Nuestro risueño presidente no cree que sul poder deba reconocer límites. Quizá sea esa una de las pocas características que comparte con algunos de los socialistas más veteranos, la convicción de que la legitimidad de los electos, siempre que sean de izquierdas, no consiente límite alguno. Por eso recurre con facilidad a medidas que ponen en riesgo la estabilidad del sistema, con tal de que lo consoliden a él. Zapatero cree que, así como el Rey Sol pudo decir aquello de “L’Etat c’est moi”, él puede actuar como si lo que le conviene, fuese bueno para todos.
Una de las formas de corromper la democracia es la provocación del exceso. Eso es lo que Zapatero ha hecho casi sistemáticamente desde que llegó al gobierno; su menosprecio absoluto por la tradición liberal, por el respeto al buen sentido, le han permitido decisiones que nadie con buen discernimiento hubiera tomado, al menos de esa manera. Su sentada ante la bandera americana, y su retirada desleal de las tropas en Irak, no se han curado con oraciones hipócritas a la vera de Obama. Su apuesta insensata por un nuevo Estatuto catalán que solo servía, en realidad, para sentarse más cómodamente en la Moncloa, le ha dado incontables disgustos, menos en cualquier caso que al conjunto de los españoles. El 6 a 4 del Tribunal Constitucional, por provisional que sea, ha debido de sentarle, por cierto, como un rejón ardiente, y ha servido para mostrar que quedan en algunos sectores de la izquierda las dosis de racionalidad y patriotismo necesarias para que pueda resurgir tras las ruinas irrecuperables que dejará Zapatero.
Tal vez sea su conducta ante la crisis económica lo que mejor muestra su convicción de que el poder es absoluto, o no es nada.
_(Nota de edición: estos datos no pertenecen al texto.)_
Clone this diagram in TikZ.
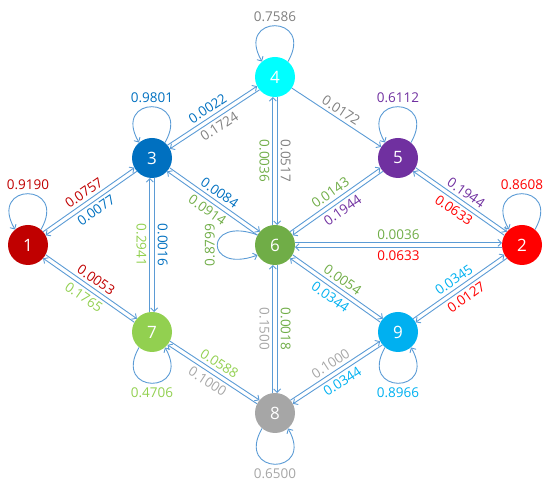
\documentclass[tikz,border=0pt]{standalone}
\usepackage{fontspec}
\setmainfont{Open Sans}
\usetikzlibrary{calc,arrows.meta}

\definecolor{c1}{HTML}{C00000}
\definecolor{c2}{HTML}{FF0000}
\definecolor{c3}{HTML}{0070C0}
\definecolor{c4}{HTML}{00FFFF}
\definecolor{t4}{HTML}{7F7F7F}
\definecolor{c5}{HTML}{7030A0}
\definecolor{c6}{HTML}{70AD47}
\definecolor{c7}{HTML}{92D050}
\definecolor{c8}{HTML}{A6A6A6}
\definecolor{c9}{HTML}{00B0F0}
\definecolor{edgeblue}{HTML}{5B9BD5}

\tikzset{
  state/.style={circle, minimum size=40pt, inner sep=0pt, text=white,
    font=\fontsize{17}{17}\selectfont},
  flow/.style={draw=edgeblue, line width=0.9pt,
    arrows={-Straight Barb[length=3.5pt,width=7pt]}},
  lab/.style={inner sep=2pt, font=\fontsize{13.5}{13.5}\selectfont}
}

\begin{document}
\begin{tikzpicture}[x=1pt, y=1pt]
    \useasboundingbox (0,0) rectangle (550,487);

    % States
    \foreach \n/\x/\y/\c in {1/28/242/c1, 2/522/242/c2, 3/152/329/c3,
                             4/275/410/c4, 5/398/329/c5, 6/275/242/c6,
                             7/152/155/c7, 8/275/74/c8, 9/398/155/c9}
        \node[state, fill=\c] (n\n) at (\x,\y) {\n};

    % Self loops above
    \foreach \n/\p/\c in {1/0.9190/c1, 3/0.9801/c3, 4/0.7586/t4,
                          5/0.6112/c5, 2/0.8608/c2}
        \draw[flow] (n\n.50) .. controls +(60:55) and +(120:55) ..
            node[lab, above=2pt, text=\c] {\p} (n\n.130);

    % Self loops below
    \foreach \n/\p/\c in {7/0.4706/c7, 8/0.6500/c8, 9/0.8966/c9}
        \draw[flow] (n\n.230) .. controls +(240:55) and +(300:55) ..
            node[lab, below=2pt, text=\c] {\p} (n\n.310);

    % Self loop of 6
    \draw[flow] (n6.150) .. controls +(160:57) and +(200:57) ..
        node[lab, anchor=south, rotate=90, text=c6] {0.8799} (n6.210);

    % Transitions both ways
    \foreach \a/\b/\pab/\cab/\pba/\cba in {
        1/3/0.0757/c1/0.0077/c3,
        3/4/0.0022/c3/0.1724/t4,
        3/6/0.0084/c3/0.0914/c6,
        3/7/0.0016/c3/0.2941/c7,
        4/6/0.0517/t4/0.0036/c6,
        6/5/0.0143/c6/0.1944/c5,
        5/2/0.1944/c5/0.0633/c2,
        6/2/0.0036/c6/0.0633/c2,
        1/7/0.0053/c1/0.1765/c7,
        7/8/0.0588/c7/0.1000/c8,
        6/8/0.0018/c6/0.1500/c8,
        6/9/0.0054/c6/0.0344/c9,
        8/9/0.1000/c8/0.0344/c9,
        9/2/0.0345/c9/0.0127/c2}
    {
        \draw[flow] ($(n\a)!20pt!(n\b)!2.2pt!90:(n\b)$) --
            node[lab, sloped, above=1pt, text=\cab] {\pab}
            ($(n\b)!20pt!(n\a)!2.2pt!-90:(n\a)$);
        \draw[flow, arrows={Straight Barb[length=3.5pt,width=7pt]-}]
            ($(n\a)!20pt!(n\b)!2.2pt!-90:(n\b)$) --
            node[lab, sloped, below=1pt, text=\cba] {\pba}
            ($(n\b)!20pt!(n\a)!2.2pt!90:(n\a)$);
    }

    % One way transition
    \draw[flow] (n4) -- node[lab, sloped, above=1pt, text=t4] {0.0172} (n5);

\end{tikzpicture}
\end{document}
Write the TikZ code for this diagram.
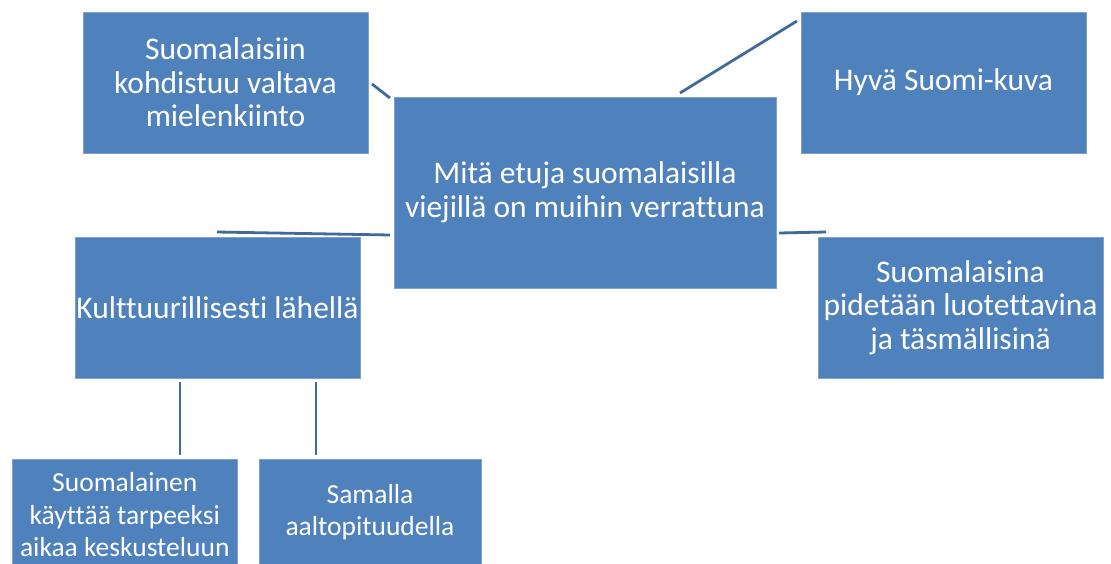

Por increíble que resulte, ha actuado siempre como si la crisis no tuviese nada que ver con la acción del gobierno, como si bastaran unas consignas suavemente bobas para que el país se recuperare; cuando ha visto que eso no ocurre, y que su cotización electoral está severamente en riesgo, ha hecho lo que hacen todos los iluminados: huir hacia adelante, tratar de poner al país en píe ante las amenazas de la derecha, ante la vuelta de Falange, ante la resurrección de Franco.
No se trata ya de un prurito izquierdista y radical; se trata de una voluntad decidida de reescribir la historia, de ganar la guerra que se perdió, de borrar las huellas morales de la transición, de romper los falsos consensos en que, a su juicio, se ha fundado nuestra democracia, un sistema falseado en que, ¡por dos veces!, ha podido ganar la derecha. De momento parece guardar alguna de las formas más elementales, pero veremos a dónde llega si las encuestas, y la tozuda realidad, le siguen siendo adversas. No me cabe duda de que de poder actuar como la Reina roja ya habría cortado algunas cabezas, y que de su fecunda imaginación surgirán algunas leyes de excepción, si el caso lo requiere, que se aprobarán mansamente por los diputados que apacienta, y por las minorías que han hecho de la carroña política una de las bellas artes.
Con las dificultades y matices del caso, una minoría valiente de jueces ha podido librarnos de un dictamen melifluo y favorable a la mayor serie de disparates que haya aprobado nunca un parlamento español. Con ser ejemplar esa conducta, no es suficiente. Muchos son los que tendrán que hacer algo más para acabar con esta quimera de poder absoluto.